If the IRS doesn't, who else should? GOP Answer: Nobody, because we have more $$$, and we want to spend it politically, and we want to do so tax-free.

May 13, 2013

Qualified vs Electable

My question is existential. How did the US get to the point where we are electing complete morons? Hasn't the electorate always been able to be misled? Somehow, those elected by previous generations still had some sort of 'pedigree'. Certainly, every generation of every society fortunate enough to live and vote in a democracy/republic has and will elect a lemon or two. Hell, Joe McCarthy was a lawyer, judge, WWII Marine and then Senator. I can understand his election based on these qualifications.

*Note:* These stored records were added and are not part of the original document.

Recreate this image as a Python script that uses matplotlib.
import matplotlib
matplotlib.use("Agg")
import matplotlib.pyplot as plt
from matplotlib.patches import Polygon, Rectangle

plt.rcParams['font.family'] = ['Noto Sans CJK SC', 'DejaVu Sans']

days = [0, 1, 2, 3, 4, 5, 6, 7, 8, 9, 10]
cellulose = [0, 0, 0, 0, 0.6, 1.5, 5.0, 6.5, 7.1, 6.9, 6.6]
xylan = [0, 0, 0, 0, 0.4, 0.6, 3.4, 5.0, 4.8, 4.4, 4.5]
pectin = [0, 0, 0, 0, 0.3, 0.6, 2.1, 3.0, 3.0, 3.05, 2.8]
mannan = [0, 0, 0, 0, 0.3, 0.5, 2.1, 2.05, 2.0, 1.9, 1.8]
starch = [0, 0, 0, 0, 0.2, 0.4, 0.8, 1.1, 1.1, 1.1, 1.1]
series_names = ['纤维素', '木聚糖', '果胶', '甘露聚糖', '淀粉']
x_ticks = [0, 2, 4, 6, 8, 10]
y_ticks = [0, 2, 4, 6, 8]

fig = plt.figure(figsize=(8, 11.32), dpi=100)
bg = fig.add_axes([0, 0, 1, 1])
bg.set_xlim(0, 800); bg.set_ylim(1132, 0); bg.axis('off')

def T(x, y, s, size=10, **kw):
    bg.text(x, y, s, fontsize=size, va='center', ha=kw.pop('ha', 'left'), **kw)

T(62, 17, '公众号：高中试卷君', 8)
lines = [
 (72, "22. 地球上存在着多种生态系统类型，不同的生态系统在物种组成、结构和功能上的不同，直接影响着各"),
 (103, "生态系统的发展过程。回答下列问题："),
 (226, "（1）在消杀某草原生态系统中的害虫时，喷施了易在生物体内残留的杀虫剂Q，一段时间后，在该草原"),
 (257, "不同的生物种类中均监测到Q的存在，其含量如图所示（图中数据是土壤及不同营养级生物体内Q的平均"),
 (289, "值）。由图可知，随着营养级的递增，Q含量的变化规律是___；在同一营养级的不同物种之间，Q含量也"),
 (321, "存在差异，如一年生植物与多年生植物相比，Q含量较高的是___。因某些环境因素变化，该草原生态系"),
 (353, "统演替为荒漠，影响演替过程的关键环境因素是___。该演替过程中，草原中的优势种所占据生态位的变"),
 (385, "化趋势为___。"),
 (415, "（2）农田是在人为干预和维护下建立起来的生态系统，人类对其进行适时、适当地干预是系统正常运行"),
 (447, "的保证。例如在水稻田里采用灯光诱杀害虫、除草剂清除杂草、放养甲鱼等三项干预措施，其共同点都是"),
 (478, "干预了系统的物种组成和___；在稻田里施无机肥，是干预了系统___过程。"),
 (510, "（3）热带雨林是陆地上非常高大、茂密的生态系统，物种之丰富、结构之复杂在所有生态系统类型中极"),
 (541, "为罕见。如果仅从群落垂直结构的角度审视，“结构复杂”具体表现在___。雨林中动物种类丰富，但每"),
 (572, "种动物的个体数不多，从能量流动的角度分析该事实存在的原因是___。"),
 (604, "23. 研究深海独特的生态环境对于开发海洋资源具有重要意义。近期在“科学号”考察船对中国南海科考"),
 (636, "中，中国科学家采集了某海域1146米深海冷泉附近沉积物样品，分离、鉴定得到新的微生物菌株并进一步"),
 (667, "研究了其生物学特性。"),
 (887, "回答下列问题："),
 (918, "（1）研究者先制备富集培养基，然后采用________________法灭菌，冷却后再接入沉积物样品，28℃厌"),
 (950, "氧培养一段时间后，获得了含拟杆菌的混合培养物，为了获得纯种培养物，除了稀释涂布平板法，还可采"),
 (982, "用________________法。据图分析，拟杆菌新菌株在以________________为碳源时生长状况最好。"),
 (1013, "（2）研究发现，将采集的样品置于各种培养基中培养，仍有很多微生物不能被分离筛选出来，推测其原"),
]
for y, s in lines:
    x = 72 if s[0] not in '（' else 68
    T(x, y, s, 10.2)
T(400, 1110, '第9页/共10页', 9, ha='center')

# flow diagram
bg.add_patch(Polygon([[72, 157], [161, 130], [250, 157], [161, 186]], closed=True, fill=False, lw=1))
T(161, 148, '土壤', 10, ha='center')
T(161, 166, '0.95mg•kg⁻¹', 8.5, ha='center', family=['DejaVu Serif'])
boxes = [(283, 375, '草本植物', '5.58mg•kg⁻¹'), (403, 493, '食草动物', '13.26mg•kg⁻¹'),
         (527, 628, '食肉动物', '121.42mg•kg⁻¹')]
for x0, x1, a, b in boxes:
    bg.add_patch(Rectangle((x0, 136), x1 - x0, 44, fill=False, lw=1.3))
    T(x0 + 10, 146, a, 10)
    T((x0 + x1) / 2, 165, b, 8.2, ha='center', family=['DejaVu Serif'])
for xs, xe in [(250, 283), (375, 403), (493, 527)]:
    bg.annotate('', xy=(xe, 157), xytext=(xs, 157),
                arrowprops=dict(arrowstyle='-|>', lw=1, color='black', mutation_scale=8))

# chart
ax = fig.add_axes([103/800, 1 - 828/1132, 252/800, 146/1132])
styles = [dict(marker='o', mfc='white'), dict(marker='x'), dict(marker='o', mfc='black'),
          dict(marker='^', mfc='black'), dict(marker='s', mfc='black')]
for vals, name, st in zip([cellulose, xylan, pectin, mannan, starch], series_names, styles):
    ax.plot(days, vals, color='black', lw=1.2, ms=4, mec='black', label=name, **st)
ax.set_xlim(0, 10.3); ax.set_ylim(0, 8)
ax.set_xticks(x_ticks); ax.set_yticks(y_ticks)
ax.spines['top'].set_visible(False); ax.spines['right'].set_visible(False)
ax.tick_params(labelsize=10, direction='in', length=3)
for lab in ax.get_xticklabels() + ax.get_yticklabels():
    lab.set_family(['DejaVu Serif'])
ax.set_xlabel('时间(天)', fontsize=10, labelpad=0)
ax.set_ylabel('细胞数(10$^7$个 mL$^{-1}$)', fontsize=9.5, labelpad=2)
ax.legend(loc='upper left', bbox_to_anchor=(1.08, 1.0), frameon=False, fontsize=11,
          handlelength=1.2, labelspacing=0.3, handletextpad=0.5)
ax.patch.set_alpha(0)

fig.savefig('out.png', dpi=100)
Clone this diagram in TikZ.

Yes, I know, his administration of those duties were questionable and more, but at least he had it. His blathering then was at least somewhat novel, not the hackneyed echo chamber of today's mass media that still gets traction on the electorate.

I'm not saying all elected representatives now are dolts, far from it, yet so many are. I haven't researched it, but aren't there more elected reps with thinner qualifications now than in decades? Having run a company has become a political trump card, even if it was run poorly (Harken). It is so disturbing. My god, half of DU would make better Congressional timber.

Somewhere in the late 80's - mid-90's, it became okie dokie to nominate and elect popular figures. Sonny Bono, Steve Largent, Heath Shuler, Jesse Ventura, Arnold (who ran against Gary Coleman and a porn star among many others in a circus campaign). Some turned out well, America didn't come crashing down, rinse - repeat?

Electability over substance. The film The Candidate came out in 1972, so the concept has been around. Is Rove the inevitable result of the politics of sound byte & news cycle where to look & sound good is paramount and ideas don't matter to the electorate?

This one has been brewing in me for a while. Post-Peristroika, what an opportunity, and what a face palm. Help me to understand.